Return to Rohatyn from the Army
(from Jack Glotzer’s Memoir “I Survived the German Holocaust Against All Odds”)

[This is a chapter from Jack Glotzer’s memoir, “I Survived the German Holocaust Against All Odds“. Click here to return to the Table of Contents.]

I arrived at the railway station in Rohatyn. I did not know whether any of the Jewish people were still in Rohatyn. When I arrived I did not know in what direction to go. First of all I was all alone. I was scared, as I knew that the Banderowce were still active in their murders. The railway station was at the outskirts of the town. I approached a Ukrainian and he told me that there was one Jewish family in Rohatyn. Their name was Stryjer. (I knew them from before the war). The Ukrainian told me that the Stryjers were staying in the electric power house. I was familiar with the electric power house since I used to work there during the German occupation. Mr. Stryjer’s first name was Mocie; he had a sister. The Stryjers had two sons; one son and Mr. Stryjer were in Russia during the war. Mrs. Stryjer with another son were hiding with Lusia, Rózia and their father Shiye Glotzer. One day the Stryjers’ son went to look for food and he was murdered. When I came to the electric power house (elektrownia), the Stryjers were very happy to see me. They told me that a transport was supposed to come and to take all of us to Poland. (The Soviet Union had annexed to its territory eastern Poland including Rohatyn.)

In the meantime I was trying to sell our family’s house, as I did not have any money. It was very difficult to sell the house even though I had people who were interested in buying it. Fortunately since I was in the Russian army, I had some “clout” and I managed to sell our house. I was happy as I had some money. I met a man who worked in a flour mill; he gave me flour which I took to Lwów. I sold it and split the profits with him. I made quite a bit of more money.

Memorial markers at the 1943 mass grave site

Memorial markers at the 1943 mass grave site. Photo © 2016 Jay Osborn.

Before the transport was supposed to come for us, we went to the two mass graves where about 17,500 Jews were buried. The first mass grave was for people who were murdered on the 20th of March 1942. As I wrote previously, I was forced to bury the people. The second mass grave was for the people who were buried there after June 6, 1943 at the liquidation of the ghetto. My mother and my brother Moshe Emanuel were buried there. My brother Samuel who was murdered two weeks prior to the liberation, was probably in that grave as well: all murdered Jews were gathered and thrown into this grave. The Ukrainians pointed out that mass grave to us since we were not present in town at that time. (I had escaped to the woods and the Stryjers were in hiding.) The grave was so huge, we could not believe our eyes. It was a very traumatic experience that I shall never forget.
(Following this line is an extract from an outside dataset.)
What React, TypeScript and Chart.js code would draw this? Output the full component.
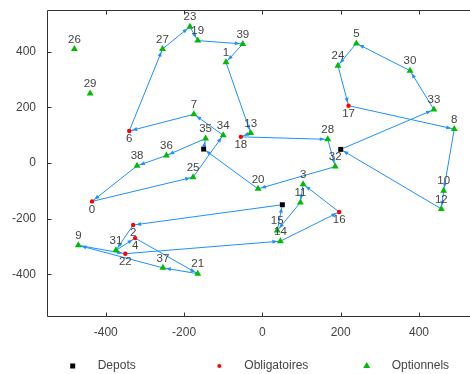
import React, { useEffect, useRef } from 'react';
import { Chart, registerables } from 'chart.js';

Chart.register(...registerables);

// ---- data ----
const NODE_X = [-435, -93, -330, 104, -325, 240, -340, -175, 490, -470, 463, 97, 457, -30, 46, 38, 196, 220, -55, -165, -11, -165, -350, -185, 193, -177, -480, -255, 167, -440, 377, -374, 186, 438, -100, -145, -245, -254, -320, -50];
const NODE_Y = [-138, 362, -223, -76, -270, 430, 115, 175, 122, -296, -100, -142, -165, 108, -281, -243, -176, 206, 94, 440, -93, -398, -326, 490, 350, -51, 410, 410, 85, 250, 332, -314, -13, 192, 100, 88, 27, -377, -10, 428];
// 'O' = obligatoire, 'P' = optionnel
const NODE_TYPE = ['O', 'P', 'O', 'P', 'O', 'P', 'O', 'P', 'P', 'P', 'P', 'P', 'P', 'P', 'P', 'P', 'O', 'O', 'O', 'P', 'P', 'P', 'O', 'P', 'P', 'P', 'P', 'P', 'P', 'P', 'P', 'P', 'P', 'P', 'P', 'P', 'P', 'P', 'P', 'P'];
const DEPOT_X = [-150, 200, 51];
const DEPOT_Y = [50, 49, -150];

const ROUTE_1 = ['D0', 35, 36, 38, 0, 25, 34, 7, 6, 27, 23, 19, 39, 1, 13, 18, 28, 32, 20, 'D0'];
const ROUTE_2 = ['D1', 33, 30, 5, 24, 17, 8, 10, 12, 'D1'];
const ROUTE_3 = ['D2', 2, 31, 4, 21, 37, 9, 22, 14, 16, 3, 11, 15, 'D2'];
const ROUTES = [ROUTE_1, ROUTE_2, ROUTE_3];

const X_TICKS = [-400, -200, 0, 200, 400];
const Y_TICKS = [-400, -200, 0, 200, 400];
const X_MIN = -550;
const X_MAX = 520;
const Y_MIN = -550;
const Y_MAX = 550;

const SERIES_NAMES = ['Depots', 'Obligatoires', 'Optionnels'];

const FONT = "'Liberation Sans', Arial, sans-serif";
const GREEN = '#00bb00';
const RED = '#ff0000';
const BLUE = '#1e90ff';
const TEXT = '#444444';
const FRAME = '#333333';

function nodePoint(id: any) {
  if (typeof id === 'string') {
    const k = parseInt(id.slice(1), 10);
    return { x: DEPOT_X[k], y: DEPOT_Y[k] };
  }
  return { x: NODE_X[id], y: NODE_Y[id] };
}

const framePlugin = {
  id: 'frame',
  beforeDatasetsDraw(chart: any) {
    const { ctx, chartArea } = chart;
    const xs = chart.scales.x;
    const ys = chart.scales.y;
    const l = Math.round(chartArea.left) + 0.5;
    const t = Math.round(chartArea.top) + 0.5;
    const b = Math.round(chartArea.bottom) + 0.5;
    const r = chart.width;
    ctx.save();
    ctx.strokeStyle = FRAME;
    ctx.lineWidth = 1;
    ctx.beginPath();
    ctx.moveTo(r, t);
    ctx.lineTo(l, t);
    ctx.lineTo(l, b);
    ctx.lineTo(r, b);
    X_TICKS.forEach((v) => {
      const px = Math.round(xs.getPixelForValue(v)) + 0.5;
      ctx.moveTo(px, t);
      ctx.lineTo(px, t + 4);
      ctx.moveTo(px, b);
      ctx.lineTo(px, b - 4);
    });
    Y_TICKS.forEach((v) => {
      const py = Math.round(ys.getPixelForValue(v)) + 0.5;
      ctx.moveTo(l, py);
      ctx.lineTo(l + 4, py);
    });
    ctx.stroke();
    ctx.restore();
  },
};

const arrowPlugin = {
  id: 'arrows',
  afterDatasetDraw(chart: any, args: any) {
    const ds = chart.data.datasets[args.index];
    if (!ds.isRoute) return;
    const pts = args.meta.data;
    const ctx = chart.ctx;
    ctx.save();
    ctx.fillStyle = BLUE;
    for (let i = 1; i < pts.length; i++) {
      const a = pts[i - 1];
      const c = pts[i];
      const dx = c.x - a.x;
      const dy = c.y - a.y;
      const len = Math.hypot(dx, dy);
      if (len < 1) continue;
      const ux = dx / len;
      const uy = dy / len;
      const tipx = c.x - ux * 3;
      const tipy = c.y - uy * 3;
      const bx = tipx - ux * 5;
      const by = tipy - uy * 5;
      ctx.beginPath();
      ctx.moveTo(tipx, tipy);
      ctx.lineTo(bx - uy * 2, by + ux * 2);
      ctx.lineTo(bx + uy * 2, by - ux * 2);
      ctx.closePath();
      ctx.fill();
    }
    ctx.restore();
  },
};

const labelPlugin = {
  id: 'nodeLabels',
  afterDatasetsDraw(chart: any) {
    const ctx = chart.ctx;
    ctx.save();
    ctx.font = `11.5px ${FONT}`;
    ctx.fillStyle = TEXT;
    ctx.textAlign = 'center';
    ctx.textBaseline = 'middle';
    chart.data.datasets.forEach((ds: any, di: number) => {
      if (!ds.nodeKind) return;
      const meta = chart.getDatasetMeta(di);
      meta.data.forEach((el: any, i: number) => {
        const id = ds.data[i].id;
        const dy = ds.nodeKind === 'O' ? 8 : -9.5;
        ctx.fillText(String(id), el.x, el.y + dy);
      });
    });
    ctx.restore();
  },
};

const legendPlugin = {
  id: 'customLegend',
  afterDraw(chart: any) {
    const ctx = chart.ctx;
    const y = 366;
    const markerX = [72.7, 219.3, 366.7];
    ctx.save();
    ctx.fillStyle = '#000000';
    ctx.fillRect(markerX[0] - 2.5, y - 2.5, 5, 5);
    ctx.fillStyle = RED;
    ctx.beginPath();
    ctx.arc(markerX[1], y, 2, 0, Math.PI * 2);
    ctx.fill();
    ctx.fillStyle = GREEN;
    ctx.beginPath();
    ctx.moveTo(markerX[2], y - 4);
    ctx.lineTo(markerX[2] + 3.5, y + 2);
    ctx.lineTo(markerX[2] - 3.5, y + 2);
    ctx.closePath();
    ctx.fill();
    ctx.font = `12px ${FONT}`;
    ctx.fillStyle = TEXT;
    ctx.textAlign = 'left';
    ctx.textBaseline = 'middle';
    SERIES_NAMES.forEach((name, i) => {
      ctx.fillText(name, markerX[i] + 25, y);
    });
    ctx.restore();
  },
};

export default function App() {
  const ref = useRef<HTMLCanvasElement>(null);

  useEffect(() => {
    if (!ref.current) return;

    const depotData = DEPOT_X.map((x, i) => ({ x, y: DEPOT_Y[i] }));
    const oblData: any[] = [];
    const optData: any[] = [];
    NODE_X.forEach((x, i) => {
      const p = { x, y: NODE_Y[i], id: i };
      if (NODE_TYPE[i] === 'O') oblData.push(p);
      else optData.push(p);
    });

    const routeSets = ROUTES.map((r) => ({
      label: 'route',
      isRoute: true,
      data: r.map((id) => nodePoint(id)),
      showLine: true,
      borderColor: BLUE,
      borderWidth: 1,
      pointRadius: 0,
      pointHoverRadius: 0,
      fill: false,
      tension: 0,
      order: 5,
    }));

    const chart = new Chart(ref.current, {
      type: 'scatter',
      data: {
        datasets: [
          ...routeSets,
          {
            label: SERIES_NAMES[0],
            data: depotData,
            pointStyle: 'rect',
            pointRadius: 3.5,
            backgroundColor: '#000000',
            borderColor: '#000000',
            borderWidth: 0,
            order: 1,
          },
          {
            label: SERIES_NAMES[1],
            nodeKind: 'O',
            data: oblData,
            pointStyle: 'circle',
            pointRadius: 2.2,
            backgroundColor: RED,
            borderColor: RED,
            borderWidth: 0,
            order: 1,
          },
          {
            label: SERIES_NAMES[2],
            nodeKind: 'P',
            data: optData,
            pointStyle: 'triangle',
            pointRadius: 4,
            backgroundColor: GREEN,
            borderColor: GREEN,
            borderWidth: 0,
            order: 1,
          },
        ] as any,
      },
      options: {
        animation: false,
        responsive: false,
        layout: { padding: { top: 10, left: 0, right: 0, bottom: 0 } },
        plugins: {
          legend: { display: false },
          tooltip: { enabled: false },
        },
        scales: {
          x: {
            type: 'linear',
            min: X_MIN,
            max: X_MAX,
            grid: { display: false, drawTicks: false },
            border: { display: false },
            afterBuildTicks: (s: any) => {
              s.ticks = X_TICKS.map((v) => ({ value: v }));
            },
            afterFit: (s: any) => {
              s.height = 58;
              s.paddingLeft = 0;
              s.paddingRight = 0;
            },
            ticks: {
              padding: 9,
              color: TEXT,
              font: { family: FONT, size: 12 },
              maxRotation: 0,
            },
          },
          y: {
            type: 'linear',
            min: Y_MIN,
            max: Y_MAX,
            grid: { display: false, drawTicks: false },
            border: { display: false },
            afterBuildTicks: (s: any) => {
              s.ticks = Y_TICKS.map((v) => ({ value: v }));
            },
            afterFit: (s: any) => {
              s.width = 47;
              s.paddingTop = 0;
              s.paddingBottom = 0;
            },
            ticks: {
              padding: 11,
              color: TEXT,
              font: { family: FONT, size: 12 },
            },
          },
        },
      } as any,
      plugins: [framePlugin, arrowPlugin, labelPlugin, legendPlugin],
    });

    return () => chart.destroy();
  }, []);

  return (
    <div style={{ position: 'absolute', left: 0, top: 0, width: 470, height: 374, background: '#ffffff' }}>
      <canvas ref={ref} width={470} height={374} style={{ display: 'block' }} />
    </div>
  );
}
The three of us sat on the ground crying and reciting Kaddish [29] over and over again.

Then we went to the other mass grave where I buried the people on March 21, 22 and 23, 1942. I was sitting there alone as the Stryjers were wandering around the grave. I also kept reciting Kaddish there over and over again. Before my eyes I saw a vision of what I had witnessed on those cold March days of 1942. With heavy hearts we went back to the electric power house. We started to get ready for our departure.

[29] A Jewish prayer recited in the daily ritual of the synagogue and by mourners at public services after the death of a close relative.